Along with Palmer, an endearing, frosted-tipped Brandon Perea (Netflix’s “The OA”) nearly runs away with the film as Angel, a nosy, recently heartbroken electronics geek who installs surveillance for the Haywood siblings and gets embroiled in their “monster umbrella” sightings. Character actor Michael Wincott, always an excitingly unpredictable presence with that gravelly voice, also adds a dose of eccentricity as caustic legendary Hollywood cinematographer Antlers Holst (great name) who comes to capture the “impossible shot.” Wincott's husky rendition of "The Purple People Eater" will not soon be forgotten.

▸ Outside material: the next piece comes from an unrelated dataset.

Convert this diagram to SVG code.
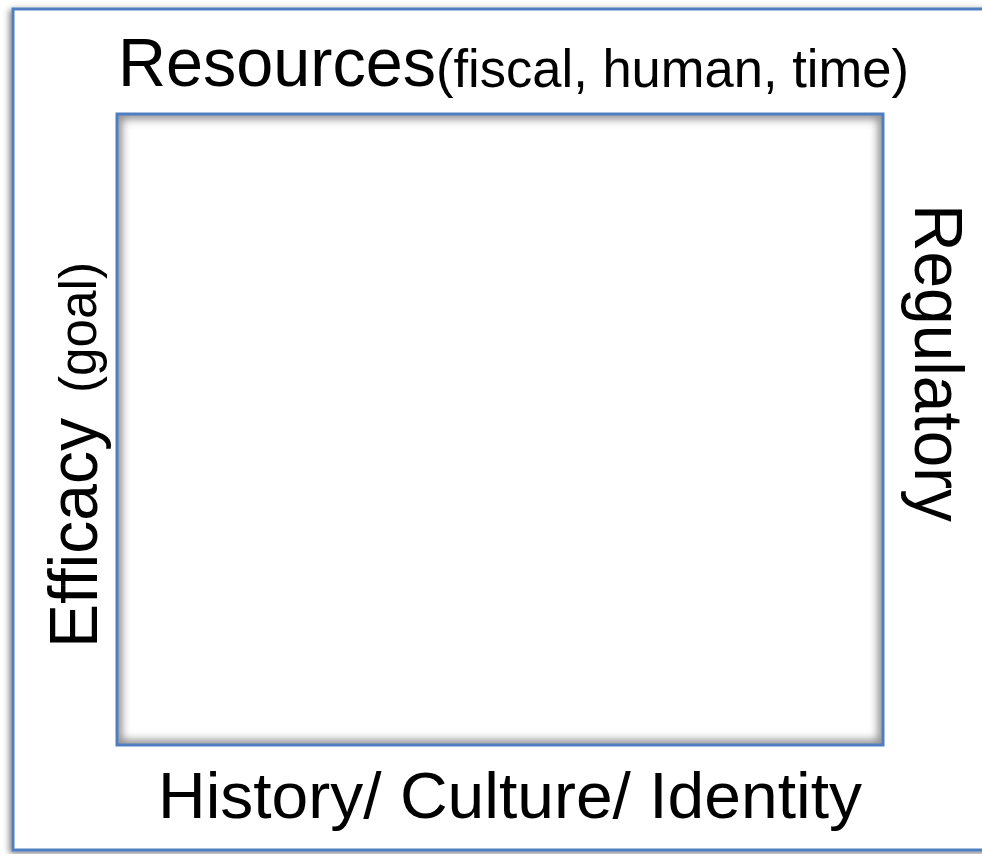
<svg xmlns="http://www.w3.org/2000/svg" width="982" height="854" viewBox="0 0 982 854">
<style>
  .lbl { font-family: "Liberation Sans", Arial, sans-serif; fill: #000; }
  .frame { fill: #fff; stroke: #4f7fc0; stroke-width: 3; }
</style>
<defs>
  <filter id="outerShadow" x="-5%" y="-5%" width="110%" height="110%">
    <feGaussianBlur in="SourceAlpha" stdDeviation="3"/>
    <feOffset dx="-2" dy="2" result="b"/>
    <feComponentTransfer><feFuncA type="linear" slope="0.5"/></feComponentTransfer>
    <feMerge><feMergeNode/><feMergeNode in="SourceGraphic"/></feMerge>
  </filter>
  <filter id="blur4" x="-5%" y="-5%" width="110%" height="110%">
    <feGaussianBlur stdDeviation="4"/>
  </filter>
  <clipPath id="innerClip"><rect x="117" y="114" width="766" height="631"/></clipPath>
</defs>
<rect width="982" height="854" fill="#fff"/>
<g id="outer-frame">
  <rect class="frame" x="13" y="9" width="980" height="841" filter="url(#outerShadow)"/>
</g>
<g id="inner-box">
  <rect x="117" y="114" width="766" height="631" fill="#fff"/>
  <g clip-path="url(#innerClip)">
    <rect x="117" y="114" width="766" height="631" fill="none" stroke="#8a8a8a" stroke-width="10" filter="url(#blur4)"/>
  </g>
  <rect x="117" y="114" width="766" height="631" fill="none" stroke="#4f7fc0" stroke-width="3"/>
</g>
<g id="label-resources">
  <text class="lbl" x="118" y="86" font-size="69" textLength="318" lengthAdjust="spacingAndGlyphs">Resources</text>
  <text class="lbl" x="436" y="87" font-size="53" textLength="473" lengthAdjust="spacingAndGlyphs">(fiscal, human, time)</text>
</g>
<g id="label-history">
  <text class="lbl" x="158" y="818" font-size="65" textLength="704" lengthAdjust="spacingAndGlyphs">History/ Culture/ Identity</text>
</g>
<g id="label-efficacy">
  <text class="lbl" transform="translate(97,648) rotate(-90)" font-size="68" textLength="230" lengthAdjust="spacingAndGlyphs">Efficacy</text>
  <text class="lbl" transform="translate(96,393) rotate(-90)" font-size="51" textLength="131" lengthAdjust="spacingAndGlyphs">(goal)</text>
</g>
<g id="label-regulatory">
  <text class="lbl" transform="translate(915,204) rotate(90)" font-size="68" textLength="318" lengthAdjust="spacingAndGlyphs">Regulatory</text>
</g>
<g id="connectors"></g>
</svg>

It’s possible that not every disparate idea in Jordan Peele’s head will cohere inside ours upon just one viewing. (If everything clicked: congratulations, you're a genius.) Or, Peele just really respects the intelligence of his audience and sees no need to spoon-feed a thematic throughline or narrative connection. Or, perhaps the deeper meaning is only as deep as you make it. If “Get Out” and “Us” taught us anything, nothing is ever accidental or random with this filmmaker, and let’s take a storyteller wildly overreaching for the heavens instead of one just resting on his laurels. “Nope” may be Peele’s most straightforward (and most loosely paced) film so far, but it’s never less than expertly crafted, visually haunting, and entertaining as a big, heady popcorn movie the Peele way. As Spielberg made us not want to go in the water, Peele warns us not to look up. Let’s simplify: “Nope” is a big ol’ “yup.”


Grade: B +


Universal Pictures released “Nope” (131 min.) in theaters on July 22, 2022.